Evolution of Ultrathin CoFe-Nanomesh for Oxygen Evolution Reaction: From Slit Pores to Ink-Bottle Pores.

Abstract

The time-dependent mechanism underlying the formation of Co0.8Fe0.2(OH)x-t nanomesh (nanomesh having 80% Co and 20% Fe, "t" represents materials synthesis time) has been identified towards the development of a highly effective catalyst for the OER. Utilizing 2-ethyl imidazole as an etching reagent and the Ostwald ripening process enabled the evolution of nanomesh formation with a precise pore size of inkbottle shape. Material characterization confirmed the evolution of pore structure from layered double hydroxide-like structure to hierarchical slit-pores to uniform ink-bottle pores after 24 h of synthesis with limited pore shrinkage attributable to iron redeposition at the pore entrances. AFM showed a gradual reduction in nanomesh thickness with an increase in synthesis time up to 24 h, indicative of successful exfoliation. The best catalyst (Co0.8Fe0.2(OH)x-24h) was developed after 24 h of synthesis, having 3.8 nm ink-bottle-shaped pores on the basal plane of nanosheets with only 3-4 layers.
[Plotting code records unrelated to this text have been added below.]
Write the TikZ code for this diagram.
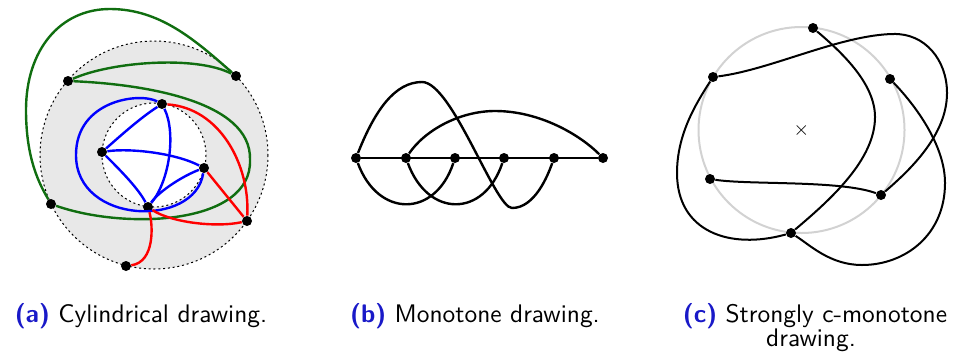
\documentclass[tikz,border=0pt]{standalone}
\usepackage{tikz}
\usepackage{amsmath,amssymb}
\definecolor{capblue}{RGB}{25,25,200}
\definecolor{dkgreen}{RGB}{16,110,16}
\tikzset{
  vertex/.style={
    shape = circle,
    fill,
    inner sep = 0pt,
    minimum size = 5pt
  },
  edge/.style={
    line width = 1.2pt
  },
  cylline/.style={
    line width = 0.5pt,
    dash pattern = on 1pt off 1.4pt
  },
  caption/.style={
    anchor = base,
    inner sep = 0pt,
    scale = 1.27,
    transform shape,
    font = \sffamily
  }
}
\newcommand{\subtag}[1]{\textbf{\color{capblue}(#1)}}

\begin{document}
\begin{tikzpicture}[x=0.5pt,y=-0.5pt]
  \useasboundingbox (0,0) rectangle (956,360);

  % (a) cylindrical
  \fill[gray!18, even odd rule] (154,155) circle (114) (154,155) circle (52);
  \draw[cylline] (154,155) circle (114);
  \draw[cylline] (154,155) circle (52);

  \node[vertex] (g1) at (68,81) {};
  \node[vertex] (g2) at (236,76) {};
  \node[vertex] (g3) at (51,204) {};
  \node[vertex] (r1) at (126,266) {};
  \node[vertex] (r2) at (247,221) {};
  \node[vertex] (b1) at (162,104) {};
  \node[vertex] (b2) at (102,152) {};
  \node[vertex] (b3) at (204,168) {};
  \node[vertex] (b4) at (148,207) {};

  \begin{scope}[edge, dkgreen]
    \draw (g1) .. controls (110,62) and (195,55) .. (g2);
    \draw (g1) .. controls (140,84) and (252,100) .. (250,160)
               .. controls (252,225) and (125,230) .. (g3);
    \draw (g2) .. controls (195,40) and (160,9) .. (110,9)
               .. controls (60,9) and (26,50) .. (26,110)
               .. controls (26,160) and (40,185) .. (g3);
  \end{scope}
  \begin{scope}[edge, blue]
    \draw (b1) .. controls (140,118) and (118,138) .. (b2);
    \draw (b2) .. controls (130,148) and (175,153) .. (b3);
    \draw (b2) .. controls (120,170) and (138,188) .. (b4);
    \draw (b1) .. controls (176,132) and (170,180) .. (b4);
    \draw (b3) .. controls (185,175) and (160,190) .. (b4);
    \draw (b1) .. controls (140,92) and (76,100) .. (76,155)
               .. controls (76,225) and (195,228) .. (b3);
  \end{scope}
  \begin{scope}[edge, red]
    \draw (b1) .. controls (220,108) and (250,165) .. (r2);
    \draw (b3) -- (r2);
    \draw (b4) .. controls (170,222) and (215,228) .. (r2);
    \draw (b4) .. controls (153,225) and (155,262) .. (r1);
  \end{scope}

  % (b) monotone
  \foreach \i/\x in {1/356,2/406,3/455,4/504,5/554,6/603}{
    \node[vertex] (m\i) at (\x,158) {};
  }
  \begin{scope}[edge]
    \draw (m1) -- (m6);
    \draw (m1) .. controls (375,110) and (395,82) .. (422,82)
               .. controls (452,82) and (495,208) .. (512,208)
               .. controls (535,208) and (548,175) .. (m5);
    \draw (m2) .. controls (425,130) and (460,111) .. (495,111)
               .. controls (540,111) and (580,135) .. (m6);
    \draw (m1) .. controls (378,218) and (435,218) .. (m3);
    \draw (m2) .. controls (428,218) and (484,218) .. (m4);
  \end{scope}

  % (c) strongly c-monotone
  \draw[gray!35, line width=1pt] (801.5,130) circle (103);
  \node[inner sep=0pt] (ctr) at (801.5,130.5) {$\times$};

  \node[vertex] (c1) at (813,28) {};
  \node[vertex] (c2) at (713,77) {};
  \node[vertex] (c3) at (890,79) {};
  \node[vertex] (c4) at (710,179) {};
  \node[vertex] (c5) at (881,195) {};
  \node[vertex] (c6) at (791,233) {};

  \begin{scope}[line width=1pt]
    \draw (c1) .. controls (845,55) and (875,85) .. (875,117)
               .. controls (875,160) and (830,200) .. (c6);
    \draw (c2) .. controls (770,70) and (840,35) .. (893,34)
               .. controls (925,33) and (947,60) .. (947,93)
               .. controls (947,135) and (910,170) .. (c5);
    \draw (c2) .. controls (695,105) and (677,135) .. (677,173)
               .. controls (677,232) and (730,250) .. (c6);
    \draw (c3) .. controls (915,105) and (945,145) .. (945,183)
               .. controls (945,235) and (905,265) .. (862,265)
               .. controls (830,265) and (810,245) .. (c6);
    \draw (c4) .. controls (750,185) and (840,180) .. (c5);
  \end{scope}

  % captions
  \node[caption] (capa) at (141,322) {\subtag{a} Cylindrical drawing.};
  \node[caption] (capb) at (475,322) {\subtag{b} Monotone drawing.};
  \node[caption] (capc) at (815,322) {\subtag{c} Strongly c-monotone};
  \node[caption] (capd) at (811,346) {drawing.};
\end{tikzpicture}
\end{document}
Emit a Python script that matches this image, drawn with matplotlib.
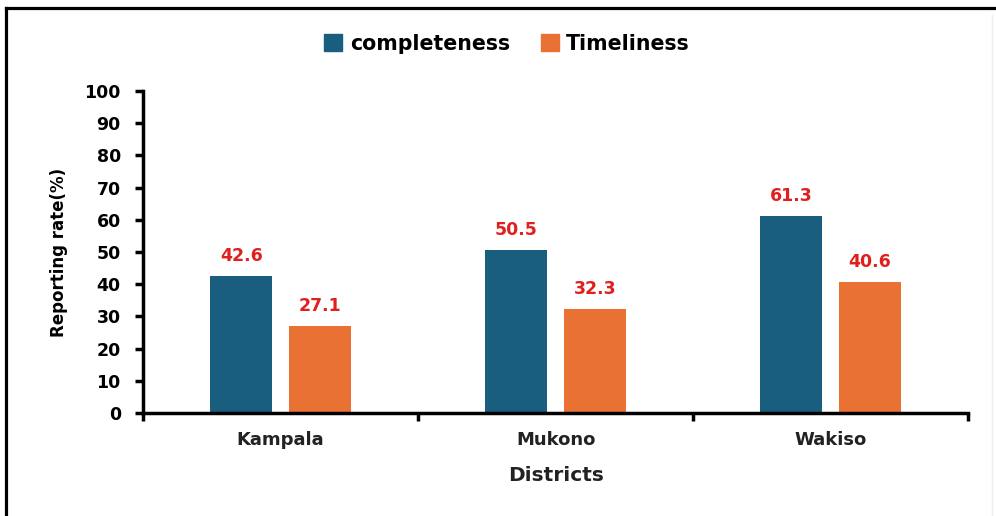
import numpy as np
import matplotlib.pyplot as plt
from matplotlib.lines import Line2D
from matplotlib.patches import Patch

districts = ['Kampala', 'Mukono', 'Wakiso']
completeness = [42.6, 50.5, 61.3]
timeliness = [27.1, 32.3, 40.6]
yticks = [0, 10, 20, 30, 40, 50, 60, 70, 80, 90, 100]

blue = '#1a5e7f'
orange = '#e87133'
red = '#e0201f'

plt.rcParams['font.family'] = ['DejaVu Sans']
plt.rcParams['font.weight'] = 'bold'

fig = plt.figure(figsize=(9.96, 5.16), dpi=100)
ax = fig.add_axes([0.1436, 0.1996, 0.8284, 0.624])

x = np.arange(len(districts))
w = 0.225
off = 0.143
b1 = ax.bar(x - off, completeness, w, color=blue)
b2 = ax.bar(x + off, timeliness, w, color=orange)

for bars, vals in ((b1, completeness), (b2, timeliness)):
    for b, v in zip(bars, vals):
        ax.annotate('%.1f' % v, (b.get_x() + b.get_width() / 2, v),
                    xytext=(0, 8), textcoords='offset points',
                    ha='center', va='bottom', color=red,
                    fontsize=12.5, fontweight='bold')

ax.set_xlim(-0.5, 2.5)
ax.set_ylim(0, 100)
ax.set_yticks(yticks)
ax.set_yticklabels([str(t) for t in yticks], fontsize=12.5, fontweight='bold')

# group separators as major ticks, names on minor ticks
ax.set_xticks([-0.5, 0.5, 1.5, 2.5])
ax.set_xticklabels([])
ax.set_xticks(x, minor=True)
ax.set_xticklabels(districts, minor=True, fontsize=13,
                   fontweight='bold', color='#222222')
ax.tick_params(axis='x', which='minor', length=0, pad=13)
ax.tick_params(axis='x', which='major', length=6, width=2.5, direction='out')
ax.tick_params(axis='y', length=6, width=2.5, direction='out', pad=10)

for s in ('top', 'right'):
    ax.spines[s].set_visible(False)
for s in ('left', 'bottom'):
    ax.spines[s].set_linewidth(2.5)

ax.set_xlabel('Districts', fontsize=14.5, fontweight='bold',
              color='#222222', labelpad=12)
ax.set_ylabel('Reporting rate(%)', fontsize=12, fontweight='bold',
              labelpad=12)

handles = [Patch(color=blue), Patch(color=orange)]
fig.legend(handles, ['completeness', 'Timeliness'], loc='center',
           bbox_to_anchor=(507 / 996, 1 - 44 / 516), ncol=2, frameon=False,
           prop={'weight': 'bold', 'size': 14.8},
           handlelength=0.9, handleheight=0.9, handletextpad=0.35,
           columnspacing=1.5)

# frame lines on top and left
fig.add_artist(Line2D([5.5 / 996, 1], [1 - 8 / 516, 1 - 8 / 516],
                      color='black', lw=2.3, transform=fig.transFigure))
fig.add_artist(Line2D([5.5 / 996, 5.5 / 996], [0, 1 - 8 / 516],
                      color='black', lw=2.3, transform=fig.transFigure))
fig.add_artist(Line2D([992 / 996, 992 / 996], [0, 1 - 15 / 516],
                      color='#eeeeee', lw=1, transform=fig.transFigure))

fig.savefig('out.png', dpi=100)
Co0.8Fe0.2(OH)x-24h exhibited the best catalytic performance, characterized by a 330 mV overpotential, a mass activity of 309.1 A/g, and a turnover frequency of 2.28 s-1. An increased electrochemical surface area (70.74 cm²) and a high roughness factor of approximately 1010 underlined the importance of narrow mesopores in facilitating catalyst-electrolyte interactions and improving mass transport.